_Data:_
* Begin *
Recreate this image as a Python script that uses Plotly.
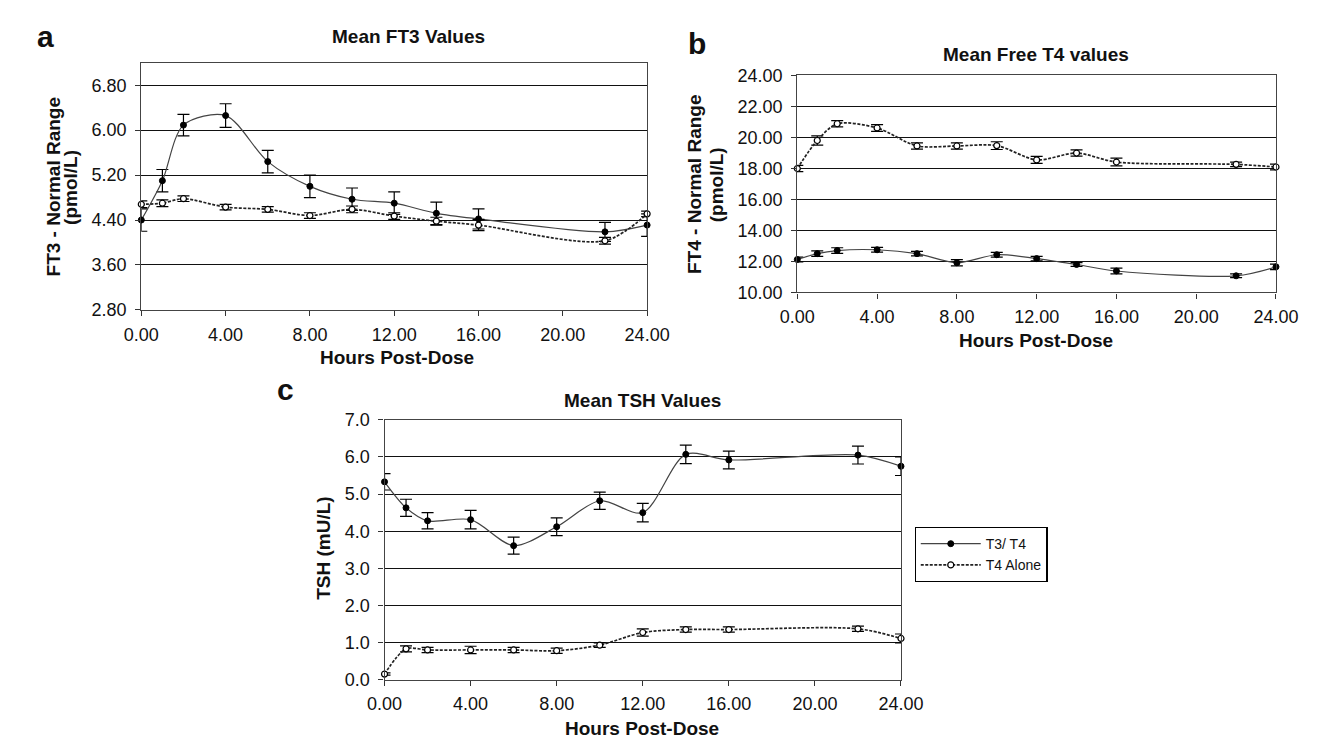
import plotly.graph_objects as go

W, H = 1322, 741

hours = [0, 1, 2, 4, 6, 8, 10, 12, 14, 16, 22, 24]

# Panel a: FT3 (pmol/L)
ft3_t3t4 = [4.40, 5.10, 6.09, 6.26, 5.44, 5.00, 4.77, 4.70, 4.52, 4.42, 4.19, 4.31]
ft3_t3t4_err = [0.20, 0.20, 0.19, 0.21, 0.20, 0.20, 0.20, 0.20, 0.20, 0.18, 0.17, 0.20]
ft3_t4 = [4.68, 4.70, 4.78, 4.63, 4.59, 4.48, 4.59, 4.47, 4.38, 4.31, 4.03, 4.51]
ft3_t4_err = [0.06, 0.06, 0.05, 0.05, 0.05, 0.05, 0.06, 0.06, 0.07, 0.10, 0.06, 0.05]

# Panel b: Free T4 (pmol/L)
ft4_t3t4 = [12.12, 12.50, 12.70, 12.75, 12.50, 11.91, 12.43, 12.18, 11.80, 11.38, 11.07, 11.65]
ft4_t3t4_err = [0.15, 0.18, 0.18, 0.15, 0.15, 0.20, 0.15, 0.15, 0.12, 0.18, 0.12, 0.18]
ft4_t4 = [17.99, 19.80, 20.88, 20.61, 19.45, 19.45, 19.47, 18.55, 18.99, 18.41, 18.26, 18.09]
ft4_t4_err = [0.20, 0.30, 0.20, 0.22, 0.20, 0.20, 0.25, 0.22, 0.20, 0.25, 0.15, 0.18]

# Panel c: TSH (mU/L)
tsh_t3t4 = [5.33, 4.63, 4.28, 4.31, 3.61, 4.12, 4.82, 4.50, 6.07, 5.92, 6.05, 5.75]
tsh_t3t4_err = [0.22, 0.23, 0.22, 0.25, 0.23, 0.24, 0.23, 0.25, 0.25, 0.24, 0.24, 0.25]
tsh_t4 = [0.15, 0.83, 0.80, 0.80, 0.80, 0.78, 0.93, 1.27, 1.35, 1.35, 1.37, 1.11]
tsh_t4_err = [0.03, 0.08, 0.07, 0.10, 0.07, 0.07, 0.06, 0.10, 0.07, 0.07, 0.07, 0.12]

x_ticks = [0, 4, 8, 12, 16, 20, 24]

FONT = "Liberation Sans, Arial, sans-serif"

def px_x(p):
    return p / W

def px_y(p):
    return 1 - p / H

fig = go.Figure()

def add_pair(xa, ya, y1, e1, y2, e2, show):
    fig.add_trace(go.Scatter(
        x=hours, y=y1, xaxis=xa, yaxis=ya, name="T3/ T4", mode="lines+markers",
        line=dict(color="#444444", width=1.2, shape="spline", smoothing=0.85),
        marker=dict(symbol="circle", size=6, color="black", line=dict(color="black", width=1)),
        error_y=dict(type="data", array=e1, visible=True, color="black", thickness=1.2, width=6),
        showlegend=show, cliponaxis=False, legendrank=1))
    fig.add_trace(go.Scatter(
        x=hours, y=y2, xaxis=xa, yaxis=ya, name="T4 Alone", mode="lines+markers",
        line=dict(color="#222222", width=1.7, dash="3px,1.5px", shape="spline", smoothing=0.85),
        marker=dict(symbol="circle", size=6, color="white", line=dict(color="black", width=1.2)),
        error_y=dict(type="data", array=e2, visible=True, color="black", thickness=1.2, width=6),
        showlegend=show, cliponaxis=False, legendrank=2))

add_pair("x", "y", ft3_t3t4, ft3_t3t4_err, ft3_t4, ft3_t4_err, False)
add_pair("x2", "y2", ft4_t3t4, ft4_t3t4_err, ft4_t4, ft4_t4_err, False)
add_pair("x3", "y3", tsh_t3t4, tsh_t3t4_err, tsh_t4, tsh_t4_err, True)

xcommon = dict(range=[0, 24], tickmode="array", tickvals=x_ticks,
               ticktext=[f"{v:.2f}" for v in x_ticks],
               showgrid=False, zeroline=False, showline=True, linecolor="#444444",
               linewidth=1.3, mirror=True, ticks="outside", ticklen=5, tickcolor="#333333",
               ticklabelstandoff=3,
               tickfont=dict(family=FONT, size=18, color="#111111"))
ycommon = dict(showgrid=True, gridcolor="#111111", gridwidth=1.4, zeroline=False,
               showline=True, linecolor="#444444", linewidth=1.3, mirror=True,
               ticks="outside", ticklen=5, tickcolor="#333333",
               ticklabelstandoff=5,
               tickfont=dict(family=FONT, size=18, color="#111111"))

fig.update_layout(
    width=W, height=H, margin=dict(l=0, r=0, t=0, b=0),
    paper_bgcolor="white", plot_bgcolor="white",
    font=dict(family=FONT, color="#111111"),
    xaxis=dict(domain=[px_x(119), px_x(641)], anchor="y", **xcommon),
    yaxis=dict(domain=[px_y(300), px_y(46)], anchor="x", range=[2.8, 7.2],
               tick0=2.8, dtick=0.8, tickformat=".2f", **ycommon),
    xaxis2=dict(domain=[px_x(796), px_x(1290)], anchor="y2", **xcommon),
    yaxis2=dict(domain=[px_y(282), px_y(59)], anchor="x2", range=[10, 24],
                tick0=10, dtick=2, tickformat=".2f", **ycommon),
    xaxis3=dict(domain=[px_x(370), px_x(903)], anchor="y3", **xcommon),
    yaxis3=dict(domain=[px_y(680), px_y(413)], anchor="x3", range=[0, 7],
                tick0=0, dtick=1, tickformat=".1f", **ycommon),
    legend=dict(x=px_x(917), y=px_y(523), xanchor="left", yanchor="top",
                bgcolor="white", bordercolor="black", borderwidth=1.2,
                font=dict(family=FONT, size=14, color="#111111"),
                tracegroupgap=0, itemwidth=60),
)

def ann(text, x, y, size, bold=False, angle=0):
    fig.add_annotation(text=f"<b>{text}</b>" if bold else text,
                       x=px_x(x), y=px_y(y), xref="paper", yref="paper",
                       xanchor="center", yanchor="middle", showarrow=False,
                       textangle=angle, font=dict(family=FONT, size=size, color="#111111"))

# panel letters
ann("a", 20, 19, 30, True)
ann("b", 692, 26, 30, True)
ann("c", 268, 382, 30, True)

# titles
ann("Mean FT3 Values", 395, 19, 19, True)
ann("Mean Free T4 values", 1042, 37, 19, True)
ann("Mean TSH Values", 636, 393, 19, True)

# x titles
ann("Hours Post-Dose", 383, 349, 19, True)
ann("Hours Post-Dose", 1042, 331, 19, True)
ann("Hours Post-Dose", 636, 730, 19, True)

# y titles
ann("FT3 - Normal Range", 28, 174, 19, True, -90)
ann("(pmol/L)", 46, 174, 19, True, -90)
ann("FT4 - Normal Range", 690, 171, 19, True, -90)
ann("(pmol/L)", 712, 171, 19, True, -90)
ann("TSH (mU/L)", 307, 545, 19, True, -90)

fig.write_html("out.html")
* End *
_Task statement:_
Copy exactly the lines running from the beginning of the listing through the line that has "x_ticks = [0, 4, 8, 12, 16, 20, 24]". Drop the pictures.

_The completed task:_
Recreate this image as a Python script that uses Plotly.
import plotly.graph_objects as go

W, H = 1322, 741

hours = [0, 1, 2, 4, 6, 8, 10, 12, 14, 16, 22, 24]

# Panel a: FT3 (pmol/L)
ft3_t3t4 = [4.40, 5.10, 6.09, 6.26, 5.44, 5.00, 4.77, 4.70, 4.52, 4.42, 4.19, 4.31]
ft3_t3t4_err = [0.20, 0.20, 0.19, 0.21, 0.20, 0.20, 0.20, 0.20, 0.20, 0.18, 0.17, 0.20]
ft3_t4 = [4.68, 4.70, 4.78, 4.63, 4.59, 4.48, 4.59, 4.47, 4.38, 4.31, 4.03, 4.51]
ft3_t4_err = [0.06, 0.06, 0.05, 0.05, 0.05, 0.05, 0.06, 0.06, 0.07, 0.10, 0.06, 0.05]

# Panel b: Free T4 (pmol/L)
ft4_t3t4 = [12.12, 12.50, 12.70, 12.75, 12.50, 11.91, 12.43, 12.18, 11.80, 11.38, 11.07, 11.65]
ft4_t3t4_err = [0.15, 0.18, 0.18, 0.15, 0.15, 0.20, 0.15, 0.15, 0.12, 0.18, 0.12, 0.18]
ft4_t4 = [17.99, 19.80, 20.88, 20.61, 19.45, 19.45, 19.47, 18.55, 18.99, 18.41, 18.26, 18.09]
ft4_t4_err = [0.20, 0.30, 0.20, 0.22, 0.20, 0.20, 0.25, 0.22, 0.20, 0.25, 0.15, 0.18]

# Panel c: TSH (mU/L)
tsh_t3t4 = [5.33, 4.63, 4.28, 4.31, 3.61, 4.12, 4.82, 4.50, 6.07, 5.92, 6.05, 5.75]
tsh_t3t4_err = [0.22, 0.23, 0.22, 0.25, 0.23, 0.24, 0.23, 0.25, 0.25, 0.24, 0.24, 0.25]
tsh_t4 = [0.15, 0.83, 0.80, 0.80, 0.80, 0.78, 0.93, 1.27, 1.35, 1.35, 1.37, 1.11]
tsh_t4_err = [0.03, 0.08, 0.07, 0.10, 0.07, 0.07, 0.06, 0.10, 0.07, 0.07, 0.07, 0.12]

x_ticks = [0, 4, 8, 12, 16, 20, 24]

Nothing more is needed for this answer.